It saddens me to write this post. I guess this is one thing about blogging I do not care for. I'm sure it is therapy for some to put into words some thoughts, but for me it is something I would rather skip. However, I do have some faithful blog friends and I like to share what is going on with us and I am (at least I think I am) a very transparent person.
I am no longer pregnant. I had a miscarriage over the weekend. Last Tuesday I went to my first doctor's appointment and the baby was measuring only 5 weeks and 6 days and by my calculations I was 8 weeks pregnant. My doctor was cautiously optimistic saying he has seen things go either way. He asked to see me back in a week. I kept trying to do the math and even if I was off a couple of days and the ultrasound was off up to a week, I never could make it add up in my head. I began some spotting which continued the rest of the week and on Saturday afternoon, without going into details, I was sure I was losing the baby. My doctor's appointment on Monday morning confirmed that the baby was no longer there and the only good news was that I would not need a D&C.
I grieved quite a bit on Monday night. The reality of it all hit pretty hard. Steven and I were able to go to dinner by ourselves to talk and process a little bit. We see such grace that God allowed me to realize what was happening a little bit at a time. Even from the beginning I was a tiny bit suspicious since I was not sick at all. It seems like it would have been harder to find out suddenly at an ultrasound. It appears as though the baby was not healthy and how kind of the Lord to take it before I became too attached. If it were even just a few more months from now, I would be experiencing a different level of grief.
That precious little life will never know the pain and suffering that this world brings. I am so grateful to have carried that baby even just the few short weeks that I did. I am not sorry I shared my news of being pregnant with friends and family. It was a joyful time and it is healing to also now share my grief with others. Friends and family have been so kind and I have sensed such a sincere comfort from so many. Not to mention so many friends who have also been through the same thing. I know that it is so very common, not that it makes me any less sad, but definitely a comfort to talk with women who have experienced the very same thing.
Our computer crashed a few weeks ago. We do now have a new one, my very own in fact...woohoo!! I have some fun things to update you on, our homeschool stuff, sewing, and one hilarious video. But, I have to download Picasa and get to know my new computer a little bit.
This weekend some of Steven's childhood buds are coming into town. They are playing in a flag football tournament. It is to raise money for our crisis pregnancy center here in town. Should be fun and hilarious. Then Steven's parents will be in town for several days. And finally we are headed to the beach for about a week with Scott, Laura Beth, and their two munchkins. While we are there, we will celebrate Luke's fourth birthday. My plan between now and then is to somehow sew two superhero capes for him. One batman, the other superman.
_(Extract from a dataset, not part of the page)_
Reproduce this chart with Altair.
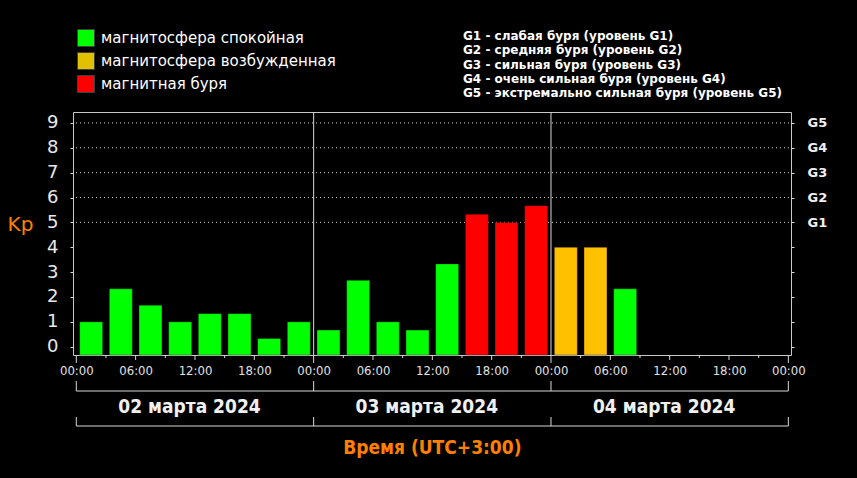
import altair as alt
import pandas as pd

# ---------------- data ----------------
kp_values = [1.0, 2.33, 1.67, 1.0, 1.33, 1.33, 0.33, 1.0,
             0.67, 2.67, 1.0, 0.67, 3.33, 5.33, 5.0, 5.67,
             4.0, 4.0, 2.33]
bar_start_hours = list(range(0, 3 * len(kp_values), 3))
categories = ["магнитосфера спокойная", "магнитосфера возбужденная", "магнитная буря"]
bar_colors = ["#00FF00", "#FFC000", "#FF0000"]
legend_colors = ["#00FF00", "#E0C000", "#FF0000"]
day_labels = ["02 марта 2024", "03 марта 2024", "04 марта 2024"]
day_boundaries = [0, 24, 48, 72]
y_ticks = list(range(10))
storm_levels = [5, 6, 7, 8, 9]
g_labels = ["G1", "G2", "G3", "G4", "G5"]
g_legend_lines = [
    "G1 - слабая буря (уровень G1)",
    "G2 - средняя буря (уровень G2)",
    "G3 - сильная буря (уровень G3)",
    "G4 - очень сильная буря (уровень G4)",
    "G5 - экстремально сильная буря (уровень G5)",
]
x_label_hours = list(range(0, 73, 6))
day_tick_hours = list(range(0, 73, 24))
major_tick_hours = [h for h in range(0, 73, 6) if h % 24 != 0]
minor_tick_hours = [h for h in range(0, 73, 3) if h % 6 != 0]
x_title = "Время (UTC+3:00)"
y_title = "Kp"

# ---------------- layout ----------------
W, H = 718, 243
X_DOMAIN = [-0.334, 72.27]
Y_DOMAIN = [-0.334, 9.44]
COND = "DejaVu Sans Condensed"
LINE = "#d8d8d8"


def classify(v):
    if v < 4:
        return categories[0]
    if v < 5:
        return categories[1]
    return categories[2]


bars_df = pd.DataFrame({
    "mid": [h + 1.5 for h in bar_start_hours],
    "kp": kp_values,
    "cat": [classify(v) for v in kp_values],
})
grid_df = pd.DataFrame({"level": storm_levels})
sep_df = pd.DataFrame({"hour": day_boundaries[1:-1]})
days_df = pd.DataFrame({"center": [(a + b) / 2 for a, b in zip(day_boundaries[:-1], day_boundaries[1:])],
                        "label": day_labels})
bounds_df = pd.DataFrame({"hour": day_boundaries})
span_df = pd.DataFrame({"start": [day_boundaries[0]], "end": [day_boundaries[-1]]})
legend_df = pd.DataFrame({"cat": categories})
glines_df = pd.DataFrame({"text": ["\n".join(g_legend_lines)]})
title_df = pd.DataFrame({"center": [(day_boundaries[0] + day_boundaries[-1]) / 2], "label": [x_title]})

xscale = alt.Scale(domain=X_DOMAIN, nice=False, zero=False, padding=0)
yscale = alt.Scale(domain=Y_DOMAIN, nice=False, zero=False, padding=0)

hour_label_expr = "(datum.value % 24 < 10 ? '0' : '') + (datum.value % 24) + ':00'"
g_expr = "''"
for lvl, g in reversed(list(zip(storm_levels, g_labels))):
    g_expr = f"datum.value == {lvl} ? '{g}' : ({g_expr})"

x_axis = alt.Axis(orient="bottom", values=x_label_hours, labelExpr=hour_label_expr, ticks=False,
                  domain=False, grid=False, title=None, labelFont=COND, labelFontSize=13,
                  labelColor="#e0e0e0", labelPadding=9, labelFlush=False, labelOverlap=False)


def X(field):
    return alt.X(field, type="quantitative", scale=xscale, axis=x_axis)


# grid (dotted) with right axis G1..G5
grid = alt.Chart(grid_df).mark_rule(color="#d0d0d0", strokeDash=[1, 3], strokeWidth=1).encode(
    y=alt.Y("level:Q", scale=yscale,
            axis=alt.Axis(orient="right", values=y_ticks, labelExpr=g_expr, title=None,
                          tickSize=3, tickColor=LINE, domain=False, grid=False,
                          labelFont="DejaVu Sans", labelFontWeight="bold", labelFontSize=13,
                          labelColor="#f0f0f0", labelPadding=13, labelAlign="left",
                          labelBaseline="middle")),
    x=alt.value(3),
    x2=alt.value(W),
)

bars = alt.Chart(bars_df).mark_bar(size=23, stroke="black", strokeOpacity=0.35, strokeWidth=1).encode(
    x=X("mid"),
    y=alt.Y("kp:Q", scale=yscale,
            axis=alt.Axis(orient="left", values=y_ticks, tickSize=3, tickColor=LINE, domain=False,
                          grid=False, labelFont="DejaVu Sans", labelFontSize=18, labelColor="#e8e8e8",
                          labelPadding=12, labelAlign="right", labelBaseline="middle",
                          title=y_title, titleAngle=0, titleX=-53, titleY=112,
                          titleAlign="center", titleBaseline="middle", titleColor="#FF8000",
                          titleFont="DejaVu Sans", titleFontSize=20, titleFontWeight="normal")),
    y2=alt.datum(Y_DOMAIN[0]),
    color=alt.Color("cat:N", scale=alt.Scale(domain=categories, range=bar_colors), legend=None),
)

seps = alt.Chart(sep_df).mark_rule(color=LINE, strokeWidth=1).encode(x=X("hour"))


def tick_layer(hours, length):
    return alt.Chart(pd.DataFrame({"hour": hours})).mark_rule(color=LINE, strokeWidth=1).encode(
        x=X("hour"), y=alt.value(H), y2=alt.value(H + length))


ticks = alt.layer(tick_layer(day_tick_hours, 8), tick_layer(major_tick_hours, 5),
                  tick_layer(minor_tick_hours, 3))


def bracket(y_line, y_top):
    h = alt.Chart(span_df).mark_rule(color=LINE, strokeWidth=1).encode(
        x=X("start"), x2="end:Q", y=alt.value(y_line))
    v = alt.Chart(bounds_df).mark_rule(color=LINE, strokeWidth=1).encode(
        x=X("hour"), y=alt.value(y_top), y2=alt.value(y_line))
    return alt.layer(h, v)


brackets = alt.layer(bracket(H + 36, H + 26), bracket(H + 71, H + 62))

days = alt.Chart(days_df).mark_text(font=COND, fontWeight="bold", fontSize=19, color="#f0f0f0",
                                    baseline="middle", align="center", dx=-5.5).encode(
    x=X("center"), y=alt.value(H + 52), text="label:N")

xtitle = alt.Chart(title_df).mark_text(font=COND, fontWeight="bold", fontSize=19, color="#FF8000",
                                       baseline="middle", align="center").encode(
    x=X("center"), y=alt.value(H + 93), text="label:N")

glines = alt.Chart(glines_df).mark_text(font="DejaVu Sans", fontWeight="bold", fontSize=12,
                                        color="white", align="left", baseline="top",
                                        lineBreak="\n", lineHeight=14.3).encode(
    x=alt.value(390), y=alt.value(-81), text="text:N")

legend_layer = alt.Chart(legend_df).mark_square(opacity=0, size=1).encode(
    color=alt.Color("cat:N", scale=alt.Scale(domain=categories, range=legend_colors),
                    legend=alt.Legend(orient="none", legendX=4, legendY=-83, title=None,
                                      symbolType="square", symbolSize=289, symbolOpacity=1,
                                      symbolStrokeColor="#404040", symbolStrokeWidth=1,
                                      labelFont="DejaVu Sans", labelFontSize=15, labelColor="white",
                                      labelOffset=6, rowPadding=1, padding=0, labelLimit=400)),
    x=alt.value(0), y=alt.value(0),
)

chart = alt.layer(grid, bars, seps, ticks, brackets, days, xtitle, glines, legend_layer).resolve_scale(
    y="independent", color="independent"
).properties(
    width=W, height=H,
    background="black",
    autosize=alt.AutoSizeParams(type="none"),
    padding={"left": 73, "top": 112, "right": 857 - 73 - W, "bottom": 478 - 112 - H},
).configure_view(stroke="#c8c8c8", strokeWidth=1)

chart.save("out.html", embed_options={"renderer": "svg", "actions": False})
Spiderman is his favorite, but I'm pretty sure he doesn't wear a cape. You know, I'm pretty new to the whole superhero thing. Not around it much since I grew up in a house with three sisters.
Also feel the need to tell you that Andrew is wearing. me. out. He is 18 months. That is pretty much all I need to say. Except that Luke was kind of a dream toddler. But I'm guessing he was the exception. Andrew is a pistol and a half. He gets mad if you look at him wrong. He is also fearless and have found him lately standing on the arm of the sofa ready to jump somewhere, anywhere, not even a thought as to how he might land. His latest thing is standing on Steven's back. He pretty much loves to climb on anything just to stand up once he gets on it, whatever it is. I looked up this morning and after about one second he had climbed from his highchair onto the kitchen table. (We have a wooden restaurant highchair that pulls directly up to the table and the seatbelt really won't hold him in.) The thing that makes me nervous is Ellie really didn't outgrow the "terrible twos" until she was well into her threes.
Well, just wanted to let you know what was going on with us. I'm sure there will be a few hard days, moments left to go through, but God is so faithful and sufficient to meet every need.